Not everyone needs a structured task management system. If you live on a farm or a monastery, you’re probably familiar enough with your daily routine, can be reasonably certain that it’s not likely to change, and don’t expect many interruptions to take you off course. For the rest of us, it helps to have at least some level of organization, ranging from a simple To Do list to a full system for tracking projects, next actions, appointments, reference material, and lifestyle goals.
Do we really “need” any of this? Why not just throw away the calendar and live in the moment? Checking a day planner several times a day seems like a way to remind ourselves of everything we haven’t done. Deep down, we know we can’t do it all, so why drag all of those reminders around?
You’re never obligated to do the things on your list. If something occurs to you that’s more important than anything on your list, that’s what you should be doing. I do my weekly reviews on Sunday mornings, and at least 80 percent of the time, I spend the next several hours doing things that aren’t in my system, as they occur to me.
There are a few reasons for this.
- On a Sunday, many of the next actions that come up during the weekly review have to be done on a weekday. That’s one of the reasons I choose to do weekly reviews on Sunday: I can concentrate on defining my work without getting lured into actually doing it. Monday morning, I can hit the ground running.
- I know that anything that’s not a hard landscape item that can only be done that day can wait. Discretionary tasks don’t go on my calendar, so when a task is a calendar entry, I don’t have to reevaluate whether or not I need to do it. If it’s on my calendar, it’s time-dependent; otherwise it goes on my next action list. An action list shows you not only what you can choose to do, but just as importantly, everything else you can choose not to do.
- I don’t spend the day wondering what I’m not doing. Since I’ve just done the weekly review, I know what I’m not doing, so I never have the sense that I might be missing something. If I’m in doubt, I can spend 15 seconds scanning my system to reassure myself.But in almost every case, I have absolutely nothing on my mind. Everything that was on my mind is now in the system, so I can turn my full attention to other people and other things.
During the week, at any point in time, there’s a 60 percent chance that I’m doing something that’s on my lists, and a 40 percent chance that I’m doing something that’s not on my list. Those off-track tasks are still productive; they just aren’t in the system, because they occurred to me in the moment. If they take longer than two minutes, and I can do them in my current context but am doing something else at the moment, I’ll write them down on a junior legal pad without entering them into the system. Whatever’s left by the next time I process my in-basket goes into the system, but before the processing session, I’ll often just work from the legal pad.
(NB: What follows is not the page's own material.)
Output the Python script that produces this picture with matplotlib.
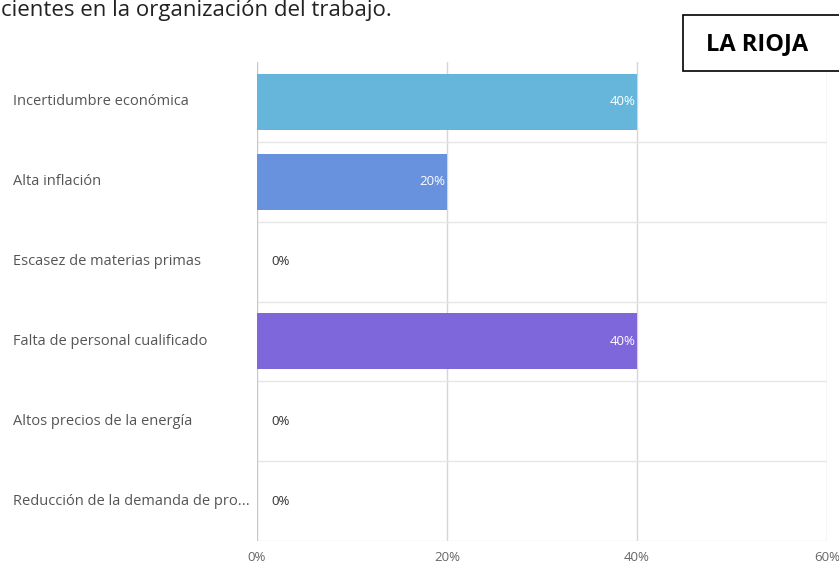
import matplotlib.pyplot as plt
import matplotlib.patches as mpatches
from matplotlib.transforms import blended_transform_factory

# data
categories = ['Incertidumbre económica', 'Alta inflación', 'Escasez de materias primas',
              'Falta de personal cualificado', 'Altos precios de la energía',
              'Reducción de la demanda de pro...']
values = [40, 20, 0, 40, 0, 0]
bar_colors = ['#66B6DC', '#6892DD', '#66B6DC', '#7E67DB', '#66B6DC', '#66B6DC']
xticks = [0, 20, 40, 60]

plt.rcParams['font.family'] = ['Open Sans', 'DejaVu Sans']

W, H = 839, 563
fig = plt.figure(figsize=(W / 100, H / 100), dpi=100)
# axes box in pixels: left 257, right 827, top 62, bottom 541
ax = fig.add_axes([257 / W, 1 - 541 / H, (827 - 257) / W, (541 - 62) / H])

y = list(range(len(categories)))
ax.barh(y, values, height=0.7, color=bar_colors, zorder=3)
ax.set_xlim(0, 60)
ax.set_ylim(len(categories) - 0.5, -0.5)

# value labels
for yi, v in zip(y, values):
    if v > 0:
        ax.text(v - 0.2, yi, f'{v}%', ha='right', va='center', color='white',
                fontsize=9.5, zorder=4)
    else:
        ax.text(1.5, yi, f'{v}%', ha='left', va='center', color='#333333',
                fontsize=9.5, zorder=4)

# grid: vertical at ticks, horizontal between rows
for xt in xticks[1:]:
    ax.axvline(xt, color='#d6d6d6', lw=1, zorder=1)
for b in [i + 0.5 for i in range(len(categories))]:
    ax.axhline(b, color='#e6e6e6', lw=1, zorder=1)
ax.axvline(0, color='#c8c8c8', lw=1, zorder=2)

for s in ax.spines.values():
    s.set_visible(False)

ax.set_xticks(xticks)
ax.set_xticklabels([f'{t}%' for t in xticks], color='#666666', fontsize=9.5)
ax.tick_params(axis='x', length=0, pad=7)
ax.set_yticks([])

# category labels, left aligned at the figure edge
trans = blended_transform_factory(fig.transFigure, ax.transData)
for yi, c in zip(y, categories):
    ax.text(13 / W, yi, c, transform=trans, ha='left', va='center',
            color='#555555', fontsize=10.5, clip_on=False)

# title text at the very top (cropped in the source screenshot)
fig.text(1 / W, 1 - 16 / H, 'cientes en la organización del trabajo.', fontsize=16,
         color='#222222', ha='left', va='baseline')

# "LA RIOJA" box
box = mpatches.Rectangle((683 / W, 1 - 71 / H), (845 - 683) / W, (71 - 15) / H,
                         transform=fig.transFigure, facecolor='white',
                         edgecolor='black', lw=1.2, zorder=5)
fig.patches.append(box)
fig.text(757 / W, 1 - 44 / H, 'LA RIOJA', fontsize=17, fontweight='bold',
         ha='center', va='center', color='black', zorder=6)

fig.savefig('out.png', dpi=100)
For some people, even the idea of working straight from a capture list is too much rigor. Why is it necessary to write anything down in the first place?
It’s simple. Whenever I’m doing something, that’s the only thing I want to be thinking about. If something pops into my head that’s not related to what I’m doing, I have three options. I can summon the willpower to stop thinking about it. This is about as effective as trying to not think about pink elephants — you have to think about them in order to carry out the instruction. I can switch to doing the thing I’m now thinking about, which is clearly inefficient with actions that take more than a minute or two. Or I can write it down, allowing my mind to let it go, since I know I’ll get back to it later.
People often complain that lists oversimplify situations, but that misses the point of making them. Lists don’t replace thinking. They collect the stuff you need to think about or the results of what you’ve already thought about. As points of input and output, lists are means to an end, not an end in themselves. Lists are reductionist by design, intended to distill the complex to the simple.
If a problem can’t be resolved by a finite set of concrete, physical actions that can go on a list, then the thinking about that problem is unfinished. Even something like, “End world hunger” can be broken down into a project with next actions (even if it’s as mundane as “Get a can of soup for donation”). I suspect that anyone resisting a written agenda of action items is more attached to problems than solutions. There’s no accountability for any specific action that would carry things forward.
Don’t live in the emotionally comforting but unfulfilling world of “potential” by not putting the things that matter to you in a place where you can reflect on them. A good system makes clear what needs to be done right now and what can wait. Ironically, once you get things out into a system that allows you to see everything in a snapshot, and know that you’re life is on track, it becomes much easier to confidently follow your instincts and do the unplanned things.